Sosyal medya ortamlarında birçok bilgiler ve iddialar dolaşmaktadır, dolaşan bu iddiaların hangilerinin doğru hangilerinin yanlış olduğu belli değildir.

İstenildiği zaman binlerce kamerayı izleyip en ince detayları gözden kaçırmayacak emniyet güçlerimiz ve cinayet bürosu elemanlarımızın olduğunu biliyorum. Böylesi başarılı emniyet teşkilatımız tarafından Sinan Ateş’in katilinin bulunması gerekir, hem de en kısa zamanda.

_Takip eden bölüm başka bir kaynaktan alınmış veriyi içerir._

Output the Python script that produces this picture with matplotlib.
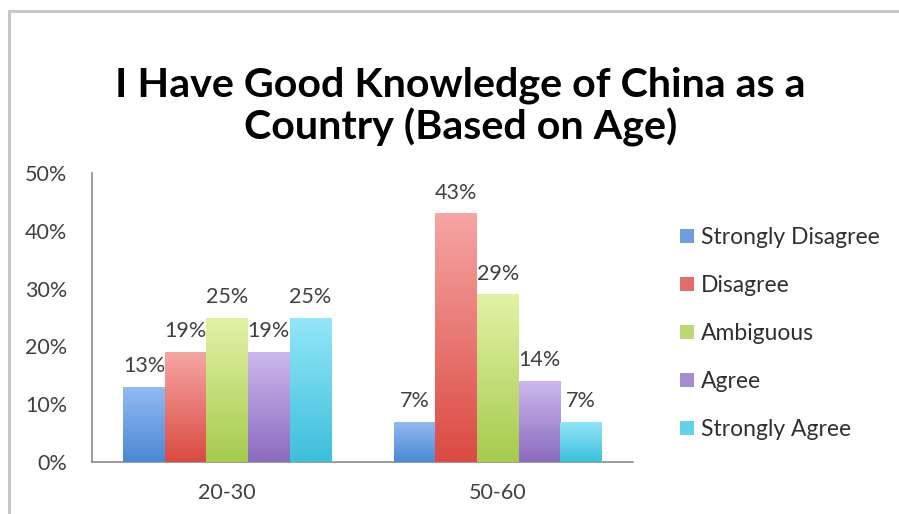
import matplotlib
matplotlib.use("Agg")
import matplotlib.pyplot as plt
import numpy as np
from matplotlib.patches import Patch, Rectangle
from matplotlib.colors import LinearSegmentedColormap

# Survey responses by age group (percent of respondents)
age_groups = ["20-30", "50-60"]
responses = ["Strongly Disagree", "Disagree", "Ambiguous", "Agree", "Strongly Agree"]
strongly_disagree = [13, 7]
disagree = [19, 43]
ambiguous = [25, 29]
agree = [19, 14]
strongly_agree = [25, 7]
y_ticks = [0, 10, 20, 30, 40, 50]

series = [strongly_disagree, disagree, ambiguous, agree, strongly_agree]

# (light top, dark bottom, legend swatch) for each response
palette = [
    ("#93bbf2", "#4a88d4", "#6f9ee0"),
    ("#f6a6a4", "#da4a42", "#e26e6c"),
    ("#e2f2a6", "#a6cb4e", "#bcd874"),
    ("#ccb8ee", "#8a6bbf", "#a68cd2"),
    ("#94e6f8", "#3dbfdc", "#62d2ea"),
]

plt.rcParams["font.family"] = ["Lato", "DejaVu Sans"]

fig = plt.figure(figsize=(8.99, 5.14), dpi=100)
fig.patch.set_facecolor("white")

# thin grey frame around the chart
fig.add_artist(Rectangle((8.5 / 899, -0.05), 2.0, 1.05 - 10.5 / 514,
                         transform=fig.transFigure, fill=False,
                         edgecolor="#c8c8c8", linewidth=2.2))

ax = fig.add_axes([92 / 899, 1 - 462 / 514, (633 - 92) / 899, (462 - 173) / 514])

x = np.arange(len(age_groups))
width = 0.1535
offsets = (np.arange(len(responses)) - 2) * width

grad = np.linspace(0, 1, 256).reshape(-1, 1)
for vals, off, (light, dark, swatch) in zip(series, offsets, palette):
    bars = ax.bar(x + off, vals, width, color=swatch, linewidth=0, zorder=2)
    cmap = LinearSegmentedColormap.from_list("g", [dark, light])
    for b, v in zip(bars, vals):
        x0, w, h = b.get_x(), b.get_width(), b.get_height()
        im = ax.imshow(grad, cmap=cmap, origin="lower", aspect="auto",
                       extent=[x0, x0 + w, 0, h], zorder=3)
        im.set_clip_path(b)
        ax.annotate(f"{v}%", (x0 + w / 2, h), xytext=(0, 15),
                    textcoords="offset points", ha="center", va="center",
                    fontsize=15.5, color="#404040", zorder=4)

ax.set_xlim(-0.5, len(age_groups) - 0.5)
ax.set_ylim(0, 50)
ax.set_xticks(x)
ax.set_xticklabels(age_groups)
ax.set_yticks(y_ticks)
ax.set_yticklabels([f"{t}%" for t in y_ticks])
ax.tick_params(axis="both", length=0, labelsize=15.5, colors="#404040")
ax.tick_params(axis="y", pad=18)
ax.tick_params(axis="x", pad=15)

for s in ["top", "right"]:
    ax.spines[s].set_visible(False)
for s in ["left", "bottom"]:
    ax.spines[s].set_color("#8c8c8c")
    ax.spines[s].set_linewidth(1.2)

handles = [Patch(facecolor=p[2], edgecolor="none") for p in palette]
ax.legend(handles, responses, loc="upper left", bbox_to_anchor=(680 / 899, 1 - 227 / 514),
          bbox_transform=fig.transFigure, frameon=False, fontsize=16.5,
          handlelength=0.6, handleheight=0.6, handletextpad=0.3,
          labelspacing=1.18, borderpad=0, borderaxespad=0, labelcolor="#303030")

fig.text(0.512, 0.792, "I Have Good Knowledge of China as a\nCountry (Based on Age)",
         ha="center", va="center", fontsize=29.7, fontweight="bold",
         linespacing=1.12, color="black")

fig.savefig("out.png", dpi=100)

Yukarıda Hırant Dink cinayetinde yazmıştım cinayeti işleyen 17 yaşında bir çocuk yakalanıp cezalandırıldı ama bence yeterli olmadı. O çocuğu cinayete işlemeye kim azmettirdi. Kim onu otogardan karşılayıp Harbiye’ye kadar getirdi, cinayetten sonra tekrar otogara götürüp otobüse bindirdi hiçbir zaman açıklanmadı.

Son sözüm Sinan Ateş’in katilinin de hemen, bir an önce yakalanması gerekir. Ama katilin yakalanması da yetmez o katili kim ya da kimlerin yönlendirdiği, kimlerin azmettirdiğinin de tespit edilerek yakalanması gerektiğini düşünüyorum.

Ülkemiz büyük devlettir. Büyük devlet olması nedeniyle bu tür cinayetleri aydınlatacak donamına sahip emniyet güçlerimizin varlığına inanıyorum. Sinan Ateş suikasti“faili meçhul” cinayetler kapsamında kalmasın.